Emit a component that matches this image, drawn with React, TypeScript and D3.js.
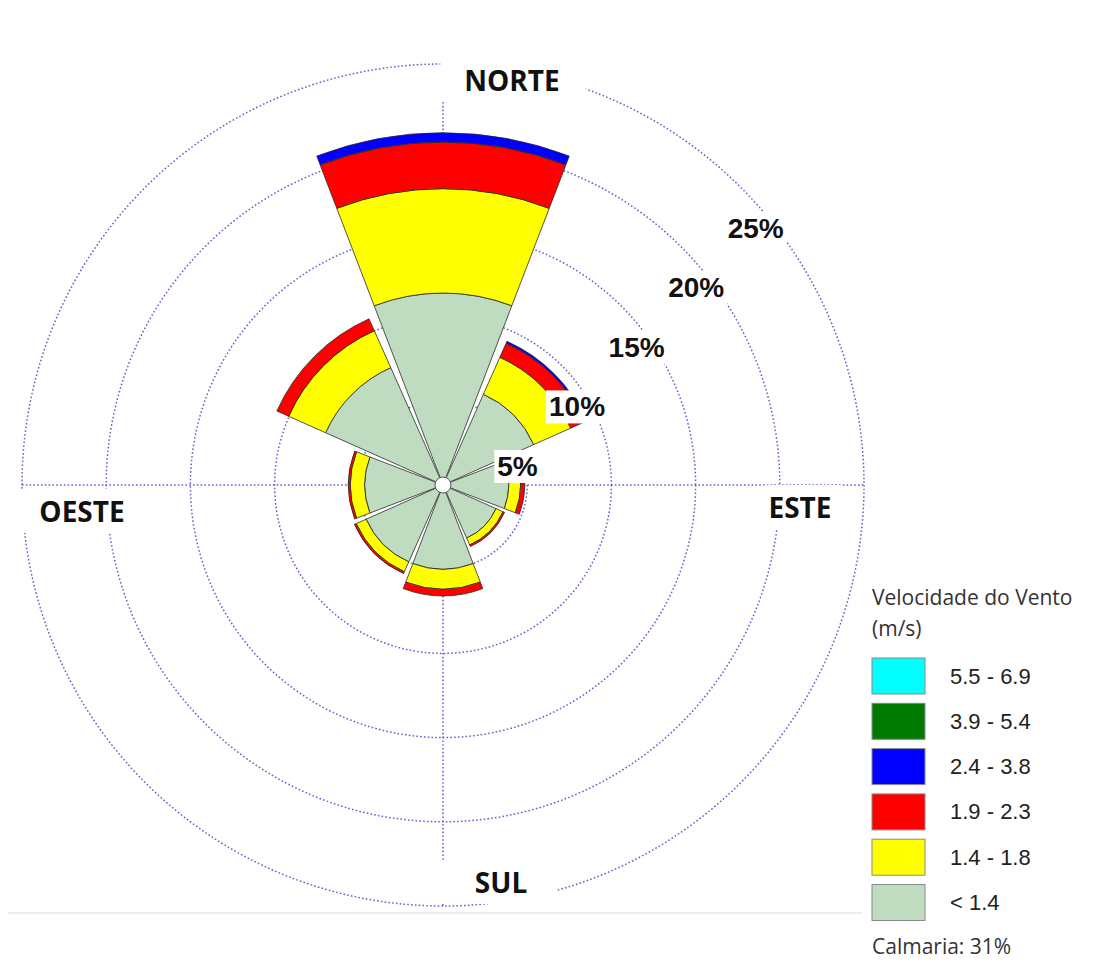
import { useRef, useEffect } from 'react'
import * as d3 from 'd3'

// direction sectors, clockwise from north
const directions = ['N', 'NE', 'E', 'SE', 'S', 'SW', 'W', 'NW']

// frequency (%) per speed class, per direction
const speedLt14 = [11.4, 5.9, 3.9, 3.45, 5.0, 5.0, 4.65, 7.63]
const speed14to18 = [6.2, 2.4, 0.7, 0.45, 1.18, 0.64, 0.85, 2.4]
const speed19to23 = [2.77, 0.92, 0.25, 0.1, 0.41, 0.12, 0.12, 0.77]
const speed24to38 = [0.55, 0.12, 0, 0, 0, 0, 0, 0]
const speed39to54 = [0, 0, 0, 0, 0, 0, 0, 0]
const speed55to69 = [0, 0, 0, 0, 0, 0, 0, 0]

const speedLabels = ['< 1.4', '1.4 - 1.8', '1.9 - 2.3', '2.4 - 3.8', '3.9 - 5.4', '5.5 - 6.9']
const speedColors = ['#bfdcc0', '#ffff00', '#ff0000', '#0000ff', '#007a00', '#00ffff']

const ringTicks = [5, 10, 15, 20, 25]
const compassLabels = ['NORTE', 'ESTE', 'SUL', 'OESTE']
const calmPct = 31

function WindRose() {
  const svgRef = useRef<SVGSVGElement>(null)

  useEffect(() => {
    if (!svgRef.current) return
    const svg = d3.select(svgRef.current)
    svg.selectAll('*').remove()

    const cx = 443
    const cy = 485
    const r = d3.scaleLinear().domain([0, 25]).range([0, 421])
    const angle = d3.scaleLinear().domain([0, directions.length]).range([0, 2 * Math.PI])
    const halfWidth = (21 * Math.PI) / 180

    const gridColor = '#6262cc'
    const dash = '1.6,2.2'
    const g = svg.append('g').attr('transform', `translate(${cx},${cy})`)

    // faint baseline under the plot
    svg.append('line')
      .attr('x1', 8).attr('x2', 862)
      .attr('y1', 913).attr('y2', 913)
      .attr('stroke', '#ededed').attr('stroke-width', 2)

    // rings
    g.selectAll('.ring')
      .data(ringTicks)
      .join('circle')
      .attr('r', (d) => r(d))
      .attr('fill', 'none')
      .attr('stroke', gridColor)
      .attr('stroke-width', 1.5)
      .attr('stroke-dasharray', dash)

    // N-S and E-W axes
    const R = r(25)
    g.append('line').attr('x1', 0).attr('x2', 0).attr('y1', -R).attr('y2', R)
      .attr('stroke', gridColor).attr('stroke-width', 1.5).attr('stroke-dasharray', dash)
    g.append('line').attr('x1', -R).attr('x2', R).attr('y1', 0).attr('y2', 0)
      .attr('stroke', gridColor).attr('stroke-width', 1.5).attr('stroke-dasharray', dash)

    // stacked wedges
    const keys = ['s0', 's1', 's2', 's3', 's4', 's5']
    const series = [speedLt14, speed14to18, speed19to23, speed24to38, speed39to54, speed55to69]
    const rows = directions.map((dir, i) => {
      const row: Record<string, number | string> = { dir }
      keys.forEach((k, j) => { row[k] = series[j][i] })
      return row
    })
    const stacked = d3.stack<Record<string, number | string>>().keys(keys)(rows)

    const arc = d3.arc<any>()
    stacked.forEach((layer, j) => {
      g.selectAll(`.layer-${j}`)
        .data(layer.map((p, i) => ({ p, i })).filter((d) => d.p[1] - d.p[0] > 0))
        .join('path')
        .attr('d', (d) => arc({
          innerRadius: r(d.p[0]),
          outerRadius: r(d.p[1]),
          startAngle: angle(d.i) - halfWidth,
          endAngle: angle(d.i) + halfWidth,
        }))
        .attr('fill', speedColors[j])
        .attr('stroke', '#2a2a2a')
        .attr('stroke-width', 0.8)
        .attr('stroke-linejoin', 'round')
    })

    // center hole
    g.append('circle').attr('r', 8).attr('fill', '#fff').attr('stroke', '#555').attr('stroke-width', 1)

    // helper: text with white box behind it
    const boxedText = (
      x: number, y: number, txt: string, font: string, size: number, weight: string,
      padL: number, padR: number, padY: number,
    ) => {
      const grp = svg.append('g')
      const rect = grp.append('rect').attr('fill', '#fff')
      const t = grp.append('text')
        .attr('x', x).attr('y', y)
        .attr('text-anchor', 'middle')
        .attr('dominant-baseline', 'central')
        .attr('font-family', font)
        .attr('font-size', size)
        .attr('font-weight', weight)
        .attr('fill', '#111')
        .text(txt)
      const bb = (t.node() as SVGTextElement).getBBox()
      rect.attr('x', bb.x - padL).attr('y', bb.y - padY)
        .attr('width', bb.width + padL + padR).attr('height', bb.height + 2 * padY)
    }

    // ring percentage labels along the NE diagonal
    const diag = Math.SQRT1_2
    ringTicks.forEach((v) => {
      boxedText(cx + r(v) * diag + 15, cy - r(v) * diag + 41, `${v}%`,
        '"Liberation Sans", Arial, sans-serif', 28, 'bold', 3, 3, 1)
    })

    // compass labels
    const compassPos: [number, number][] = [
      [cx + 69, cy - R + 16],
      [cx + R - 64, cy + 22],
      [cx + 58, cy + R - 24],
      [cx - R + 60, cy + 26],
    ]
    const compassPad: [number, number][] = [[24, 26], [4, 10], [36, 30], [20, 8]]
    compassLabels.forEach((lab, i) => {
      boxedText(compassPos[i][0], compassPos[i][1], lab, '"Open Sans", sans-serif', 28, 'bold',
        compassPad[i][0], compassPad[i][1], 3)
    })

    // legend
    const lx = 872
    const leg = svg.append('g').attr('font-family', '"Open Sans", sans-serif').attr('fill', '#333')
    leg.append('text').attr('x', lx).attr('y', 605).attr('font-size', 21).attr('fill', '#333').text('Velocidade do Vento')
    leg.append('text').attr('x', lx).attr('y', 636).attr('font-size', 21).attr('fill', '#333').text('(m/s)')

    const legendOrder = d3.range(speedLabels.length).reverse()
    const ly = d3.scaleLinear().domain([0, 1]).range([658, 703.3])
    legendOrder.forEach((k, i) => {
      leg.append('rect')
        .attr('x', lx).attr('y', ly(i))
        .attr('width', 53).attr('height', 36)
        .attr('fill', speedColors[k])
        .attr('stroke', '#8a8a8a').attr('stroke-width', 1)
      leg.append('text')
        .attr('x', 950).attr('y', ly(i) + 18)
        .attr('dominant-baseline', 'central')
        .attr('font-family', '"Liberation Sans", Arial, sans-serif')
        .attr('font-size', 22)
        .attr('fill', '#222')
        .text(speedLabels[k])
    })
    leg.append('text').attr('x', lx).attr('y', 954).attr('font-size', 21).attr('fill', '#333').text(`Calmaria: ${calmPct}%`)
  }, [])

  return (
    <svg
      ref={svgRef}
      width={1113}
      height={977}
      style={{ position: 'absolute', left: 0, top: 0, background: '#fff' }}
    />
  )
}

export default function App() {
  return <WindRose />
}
──────
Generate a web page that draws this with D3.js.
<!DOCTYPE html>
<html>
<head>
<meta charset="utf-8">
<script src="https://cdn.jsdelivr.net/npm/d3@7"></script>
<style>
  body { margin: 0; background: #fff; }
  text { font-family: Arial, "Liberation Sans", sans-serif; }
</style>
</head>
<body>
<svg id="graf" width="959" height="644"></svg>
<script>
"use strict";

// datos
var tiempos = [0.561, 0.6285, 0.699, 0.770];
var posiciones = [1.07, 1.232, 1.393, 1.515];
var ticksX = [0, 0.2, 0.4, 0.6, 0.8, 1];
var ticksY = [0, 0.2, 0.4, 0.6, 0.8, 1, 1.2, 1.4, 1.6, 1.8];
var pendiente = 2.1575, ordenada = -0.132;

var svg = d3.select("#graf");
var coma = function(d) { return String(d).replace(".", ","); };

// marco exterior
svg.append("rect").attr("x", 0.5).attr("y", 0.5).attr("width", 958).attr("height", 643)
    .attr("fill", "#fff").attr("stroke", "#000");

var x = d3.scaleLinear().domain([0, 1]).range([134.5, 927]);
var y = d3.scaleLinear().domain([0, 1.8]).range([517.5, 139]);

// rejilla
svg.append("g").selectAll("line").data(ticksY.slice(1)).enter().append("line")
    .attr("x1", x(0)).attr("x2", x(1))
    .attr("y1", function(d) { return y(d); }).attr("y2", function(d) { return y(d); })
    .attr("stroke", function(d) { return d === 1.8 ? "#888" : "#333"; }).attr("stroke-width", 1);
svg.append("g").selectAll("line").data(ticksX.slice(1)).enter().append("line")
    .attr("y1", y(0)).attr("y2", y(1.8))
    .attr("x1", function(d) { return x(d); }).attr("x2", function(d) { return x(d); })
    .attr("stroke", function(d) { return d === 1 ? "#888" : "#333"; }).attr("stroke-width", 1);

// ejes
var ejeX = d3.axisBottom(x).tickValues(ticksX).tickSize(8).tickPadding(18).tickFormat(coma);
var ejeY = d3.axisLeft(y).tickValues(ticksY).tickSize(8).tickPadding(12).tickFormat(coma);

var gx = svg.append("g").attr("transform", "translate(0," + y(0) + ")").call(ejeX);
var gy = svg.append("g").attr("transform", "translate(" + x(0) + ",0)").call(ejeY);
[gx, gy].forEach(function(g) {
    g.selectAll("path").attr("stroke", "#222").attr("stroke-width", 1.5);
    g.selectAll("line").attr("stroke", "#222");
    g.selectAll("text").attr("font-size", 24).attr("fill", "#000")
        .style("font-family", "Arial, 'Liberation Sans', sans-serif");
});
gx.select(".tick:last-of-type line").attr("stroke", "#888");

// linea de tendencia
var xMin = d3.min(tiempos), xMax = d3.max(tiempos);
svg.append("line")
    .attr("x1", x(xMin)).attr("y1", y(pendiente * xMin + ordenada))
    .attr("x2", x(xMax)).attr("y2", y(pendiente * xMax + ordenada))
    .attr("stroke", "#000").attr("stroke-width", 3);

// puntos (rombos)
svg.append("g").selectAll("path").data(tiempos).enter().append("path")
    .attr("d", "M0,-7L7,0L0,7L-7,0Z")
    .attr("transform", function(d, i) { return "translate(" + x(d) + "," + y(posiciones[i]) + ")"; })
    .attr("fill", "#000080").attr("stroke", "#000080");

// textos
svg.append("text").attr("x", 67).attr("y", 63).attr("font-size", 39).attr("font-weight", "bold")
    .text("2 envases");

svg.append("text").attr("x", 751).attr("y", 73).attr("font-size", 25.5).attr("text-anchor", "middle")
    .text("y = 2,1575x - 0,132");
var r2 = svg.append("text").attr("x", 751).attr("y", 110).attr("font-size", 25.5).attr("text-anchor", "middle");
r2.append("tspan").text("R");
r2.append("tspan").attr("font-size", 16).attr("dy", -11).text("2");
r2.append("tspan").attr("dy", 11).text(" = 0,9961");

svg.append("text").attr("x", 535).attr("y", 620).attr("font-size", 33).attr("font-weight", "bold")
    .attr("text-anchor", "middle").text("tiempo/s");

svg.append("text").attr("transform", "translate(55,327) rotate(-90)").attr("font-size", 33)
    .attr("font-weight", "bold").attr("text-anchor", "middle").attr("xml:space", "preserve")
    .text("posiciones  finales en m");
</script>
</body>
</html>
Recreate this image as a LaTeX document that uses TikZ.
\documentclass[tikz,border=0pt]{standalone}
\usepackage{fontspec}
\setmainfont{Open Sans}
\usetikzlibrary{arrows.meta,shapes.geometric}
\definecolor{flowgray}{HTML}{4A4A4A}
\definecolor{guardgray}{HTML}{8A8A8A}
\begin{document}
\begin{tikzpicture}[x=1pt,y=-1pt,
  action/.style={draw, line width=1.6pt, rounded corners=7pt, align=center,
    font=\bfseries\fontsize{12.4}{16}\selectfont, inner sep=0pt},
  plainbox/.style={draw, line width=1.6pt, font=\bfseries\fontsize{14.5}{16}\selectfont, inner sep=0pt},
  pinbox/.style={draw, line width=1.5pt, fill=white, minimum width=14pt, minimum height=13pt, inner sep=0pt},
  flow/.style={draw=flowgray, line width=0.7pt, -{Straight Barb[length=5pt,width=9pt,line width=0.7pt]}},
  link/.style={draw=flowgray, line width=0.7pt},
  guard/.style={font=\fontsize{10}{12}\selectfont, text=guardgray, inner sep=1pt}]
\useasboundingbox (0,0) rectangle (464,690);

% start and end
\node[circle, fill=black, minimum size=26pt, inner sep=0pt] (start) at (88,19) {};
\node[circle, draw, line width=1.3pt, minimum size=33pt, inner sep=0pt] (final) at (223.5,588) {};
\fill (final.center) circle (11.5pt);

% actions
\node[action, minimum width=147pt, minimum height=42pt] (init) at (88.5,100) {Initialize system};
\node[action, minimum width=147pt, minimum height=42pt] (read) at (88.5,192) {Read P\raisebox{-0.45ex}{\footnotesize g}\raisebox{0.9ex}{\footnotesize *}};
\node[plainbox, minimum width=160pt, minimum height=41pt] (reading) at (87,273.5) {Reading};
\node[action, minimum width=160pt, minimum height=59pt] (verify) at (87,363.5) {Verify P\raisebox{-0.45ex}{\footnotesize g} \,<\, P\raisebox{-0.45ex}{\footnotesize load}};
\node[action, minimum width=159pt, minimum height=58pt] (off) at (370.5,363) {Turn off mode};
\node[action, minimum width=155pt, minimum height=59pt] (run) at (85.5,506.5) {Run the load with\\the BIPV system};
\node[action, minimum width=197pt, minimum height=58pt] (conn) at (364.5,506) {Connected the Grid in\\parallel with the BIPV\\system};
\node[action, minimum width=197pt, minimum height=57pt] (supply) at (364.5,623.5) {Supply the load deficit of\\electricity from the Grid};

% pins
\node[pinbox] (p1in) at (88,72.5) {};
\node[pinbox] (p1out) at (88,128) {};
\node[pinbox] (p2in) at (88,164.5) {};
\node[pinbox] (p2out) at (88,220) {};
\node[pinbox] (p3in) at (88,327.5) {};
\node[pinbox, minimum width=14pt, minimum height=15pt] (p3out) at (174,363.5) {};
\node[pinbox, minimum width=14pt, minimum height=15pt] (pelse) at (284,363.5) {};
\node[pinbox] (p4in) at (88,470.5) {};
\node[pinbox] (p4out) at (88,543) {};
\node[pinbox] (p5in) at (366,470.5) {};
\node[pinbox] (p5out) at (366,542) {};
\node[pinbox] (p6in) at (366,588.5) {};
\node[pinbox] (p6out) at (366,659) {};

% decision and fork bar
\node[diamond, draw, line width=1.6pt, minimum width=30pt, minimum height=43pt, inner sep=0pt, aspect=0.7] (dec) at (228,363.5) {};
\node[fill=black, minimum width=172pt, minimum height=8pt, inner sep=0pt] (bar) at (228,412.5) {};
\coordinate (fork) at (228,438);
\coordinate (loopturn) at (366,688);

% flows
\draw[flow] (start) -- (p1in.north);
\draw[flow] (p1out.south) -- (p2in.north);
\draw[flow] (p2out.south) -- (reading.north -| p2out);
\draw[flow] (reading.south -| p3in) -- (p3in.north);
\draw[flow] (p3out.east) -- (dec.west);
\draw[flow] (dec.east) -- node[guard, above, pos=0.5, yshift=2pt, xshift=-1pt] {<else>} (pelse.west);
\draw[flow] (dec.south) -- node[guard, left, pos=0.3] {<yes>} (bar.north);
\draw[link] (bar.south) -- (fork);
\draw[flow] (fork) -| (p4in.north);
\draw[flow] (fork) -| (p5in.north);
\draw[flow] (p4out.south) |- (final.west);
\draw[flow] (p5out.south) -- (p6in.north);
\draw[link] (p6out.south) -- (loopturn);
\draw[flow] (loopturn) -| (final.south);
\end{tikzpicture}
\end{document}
──────
**SHORT EXERCISE:**
Take out nothing but the lines from the one containing "Emit a component" to the one containing "const speed55to69 = [0, 0, 0, 0, 0, 0, 0, 0]", inclusive, retyped exactly. Drop the pictures.

**COMPLETE OUTPUT:**
Emit a component that matches this image, drawn with React, TypeScript and D3.js.
import { useRef, useEffect } from 'react'
import * as d3 from 'd3'

// direction sectors, clockwise from north
const directions = ['N', 'NE', 'E', 'SE', 'S', 'SW', 'W', 'NW']

// frequency (%) per speed class, per direction
const speedLt14 = [11.4, 5.9, 3.9, 3.45, 5.0, 5.0, 4.65, 7.63]
const speed14to18 = [6.2, 2.4, 0.7, 0.45, 1.18, 0.64, 0.85, 2.4]
const speed19to23 = [2.77, 0.92, 0.25, 0.1, 0.41, 0.12, 0.12, 0.77]
const speed24to38 = [0.55, 0.12, 0, 0, 0, 0, 0, 0]
const speed39to54 = [0, 0, 0, 0, 0, 0, 0, 0]
const speed55to69 = [0, 0, 0, 0, 0, 0, 0, 0]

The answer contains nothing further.